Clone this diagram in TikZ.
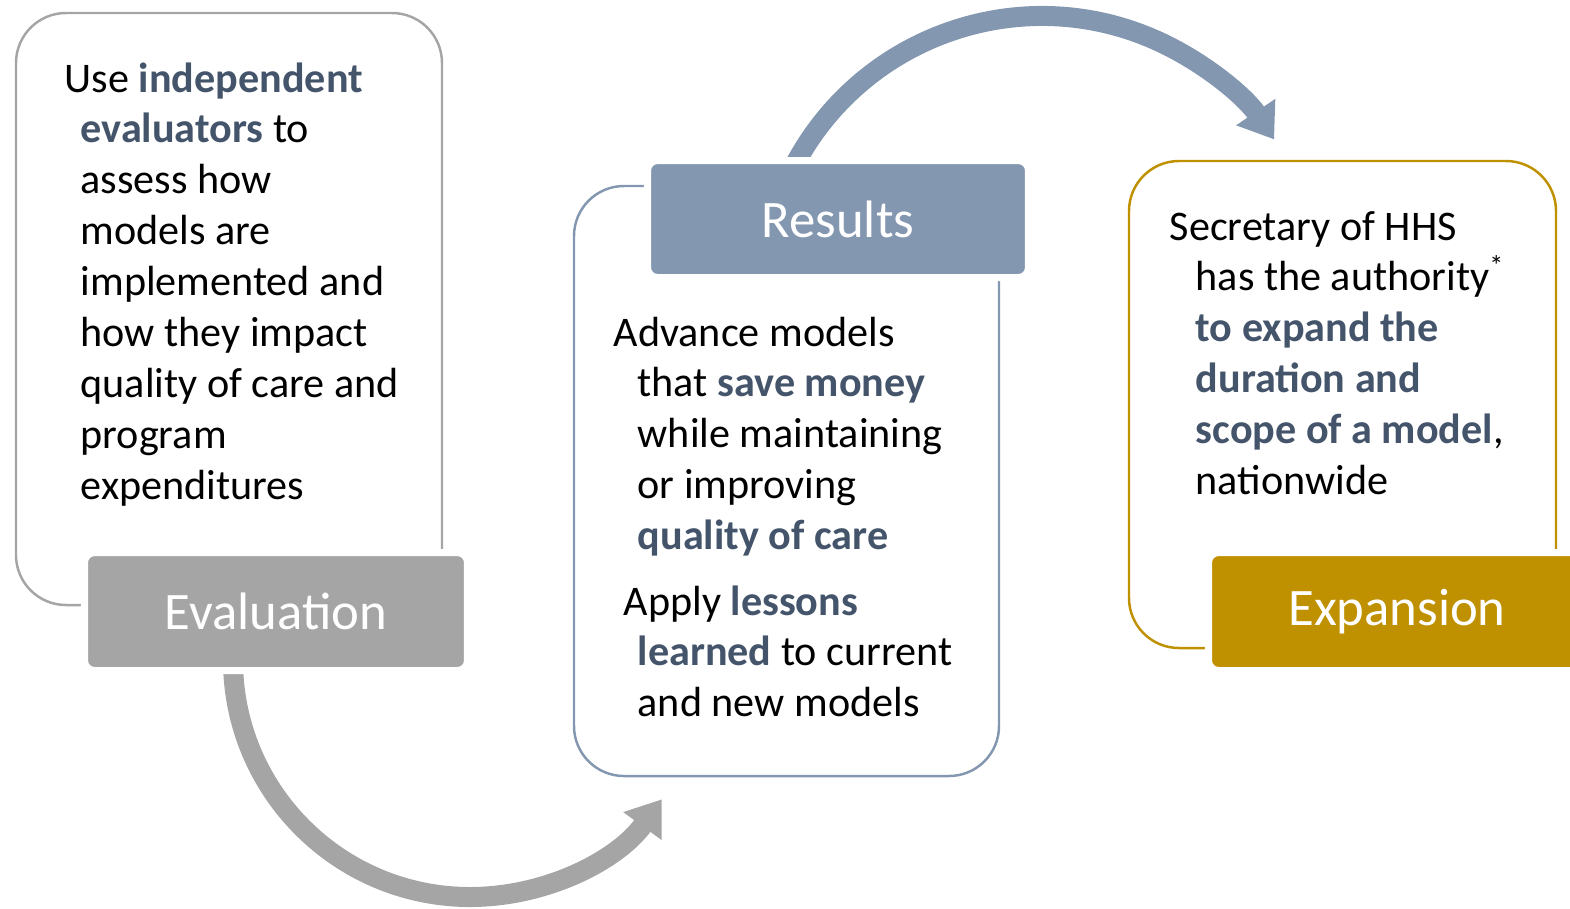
\documentclass[tikz,border=0pt]{standalone}
\usepackage{fontspec}
\setmainfont{Carlito}
\usetikzlibrary{arrows.meta,positioning,calc}
\definecolor{EvalGray}{HTML}{A5A5A5}
\definecolor{ResSlate}{HTML}{8497B0}
\definecolor{ExpGold}{HTML}{BF9000}
\definecolor{KeyBlue}{HTML}{44546A}
\newcommand{\keyword}[1]{\textbf{\color{KeyBlue}#1}}
\newcommand{\hangbox}[2]{\parbox[t]{5cm}{\hangindent=#1\hangafter=1 #2}}
\tikzset{
    panel/.style = {draw, line width=0.7pt, rounded corners=0.5cm},
    tag/.style = {draw=white, line width=2pt, rounded corners=0.1cm,
        text=white, font=\fontsize{15}{18}\selectfont},
    bodytext/.style = {anchor=base west, inner sep=0pt,
        font=\fontsize{12}{14.5}\selectfont},
    bigarrow/.style = {line width=0.2cm, -{Triangle[length=0.33cm,width=0.45cm]}}
}

\begin{document}
\begin{tikzpicture}
    \useasboundingbox (0,0) rectangle (15.70,-9.08);
    % curved arrows, drawn first so the tags cover their tails
    \coordinate (evalout) at (2.33,-6.60);
    \coordinate (resout) at ($(10.42,-2.96)+(155:2.80)$);
    \draw[bigarrow, EvalGray] (evalout) arc[start angle=180, end angle=324, radius=2.37];
    \draw[bigarrow, ResSlate] (resout) arc[start angle=155, end angle=34, radius=2.80];
    % outer panels
    \node[panel, draw=EvalGray, minimum width=4.26cm, minimum height=5.92cm] (evalpanel) at (2.29,-3.09) {};
    \node[panel, draw=ResSlate, minimum width=4.25cm, minimum height=5.90cm] (respanel) at (7.865,-4.81) {};
    \node[panel, draw=ExpGold, minimum width=4.27cm, minimum height=4.87cm] (exppanel) at (13.425,-4.045) {};
    % tags
    \node[tag, fill=EvalGray, minimum width=3.83cm, minimum height=1.18cm] (evaltag) at (2.76,-6.115) {Evaluation};
    \node[tag, fill=ResSlate, minimum width=3.81cm, minimum height=1.17cm] (restag) at (8.38,-2.19) {Results};
    \node[tag, fill=ExpGold, minimum width=3.77cm, minimum height=1.18cm] (exptag) at (13.97,-6.115) {Expansion};
    % panel texts
    \node[bodytext] (evaltext) at (0.64,-0.92) {\hangbox{0.16cm}{Use \keyword{independent}\newline
        \keyword{evaluators} to\newline assess how\newline models are\newline
        implemented and\newline how they impact\newline quality of care and\newline
        program\newline expenditures}};
    \node[bodytext] (restexta) at (6.13,-3.46) {\hangbox{0.24cm}{Advance models\newline
        that \keyword{save money}\newline while maintaining\newline or improving\newline
        \keyword{quality of care}}};
    \node[bodytext] (restextb) at (6.23,-6.15) {\hangbox{0.14cm}{Apply \keyword{lessons}\newline
        \keyword{learned} to current\newline and new models}};
    \node[bodytext] (exptext) at (11.69,-2.40) {\hangbox{0.26cm}{Secretary of HHS\newline
        has the authority\textsuperscript{*}\newline \keyword{to expand the}\newline
        \keyword{duration and}\newline \keyword{scope of a model},\newline nationwide}};
\end{tikzpicture}
\end{document}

THE REQUEST ::
From start to finish, output the listing exactly, but omit its pictures.

WRITTEN ANSWER ::
Clone this diagram in TikZ.
\documentclass[tikz,border=0pt]{standalone}
\usepackage{fontspec}
\setmainfont{Carlito}
\usetikzlibrary{arrows.meta,positioning,calc}
\definecolor{EvalGray}{HTML}{A5A5A5}
\definecolor{ResSlate}{HTML}{8497B0}
\definecolor{ExpGold}{HTML}{BF9000}
\definecolor{KeyBlue}{HTML}{44546A}
\newcommand{\keyword}[1]{\textbf{\color{KeyBlue}#1}}
\newcommand{\hangbox}[2]{\parbox[t]{5cm}{\hangindent=#1\hangafter=1 #2}}
\tikzset{
    panel/.style = {draw, line width=0.7pt, rounded corners=0.5cm},
    tag/.style = {draw=white, line width=2pt, rounded corners=0.1cm,
        text=white, font=\fontsize{15}{18}\selectfont},
    bodytext/.style = {anchor=base west, inner sep=0pt,
        font=\fontsize{12}{14.5}\selectfont},
    bigarrow/.style = {line width=0.2cm, -{Triangle[length=0.33cm,width=0.45cm]}}
}

\begin{document}
\begin{tikzpicture}
    \useasboundingbox (0,0) rectangle (15.70,-9.08);
    % curved arrows, drawn first so the tags cover their tails
    \coordinate (evalout) at (2.33,-6.60);
    \coordinate (resout) at ($(10.42,-2.96)+(155:2.80)$);
    \draw[bigarrow, EvalGray] (evalout) arc[start angle=180, end angle=324, radius=2.37];
    \draw[bigarrow, ResSlate] (resout) arc[start angle=155, end angle=34, radius=2.80];
    % outer panels
    \node[panel, draw=EvalGray, minimum width=4.26cm, minimum height=5.92cm] (evalpanel) at (2.29,-3.09) {};
    \node[panel, draw=ResSlate, minimum width=4.25cm, minimum height=5.90cm] (respanel) at (7.865,-4.81) {};
    \node[panel, draw=ExpGold, minimum width=4.27cm, minimum height=4.87cm] (exppanel) at (13.425,-4.045) {};
    % tags
    \node[tag, fill=EvalGray, minimum width=3.83cm, minimum height=1.18cm] (evaltag) at (2.76,-6.115) {Evaluation};
    \node[tag, fill=ResSlate, minimum width=3.81cm, minimum height=1.17cm] (restag) at (8.38,-2.19) {Results};
    \node[tag, fill=ExpGold, minimum width=3.77cm, minimum height=1.18cm] (exptag) at (13.97,-6.115) {Expansion};
    % panel texts
    \node[bodytext] (evaltext) at (0.64,-0.92) {\hangbox{0.16cm}{Use \keyword{independent}\newline
        \keyword{evaluators} to\newline assess how\newline models are\newline
        implemented and\newline how they impact\newline quality of care and\newline
        program\newline expenditures}};
    \node[bodytext] (restexta) at (6.13,-3.46) {\hangbox{0.24cm}{Advance models\newline
        that \keyword{save money}\newline while maintaining\newline or improving\newline
        \keyword{quality of care}}};
    \node[bodytext] (restextb) at (6.23,-6.15) {\hangbox{0.14cm}{Apply \keyword{lessons}\newline
        \keyword{learned} to current\newline and new models}};
    \node[bodytext] (exptext) at (11.69,-2.40) {\hangbox{0.26cm}{Secretary of HHS\newline
        has the authority\textsuperscript{*}\newline \keyword{to expand the}\newline
        \keyword{duration and}\newline \keyword{scope of a model},\newline nationwide}};
\end{tikzpicture}
\end{document}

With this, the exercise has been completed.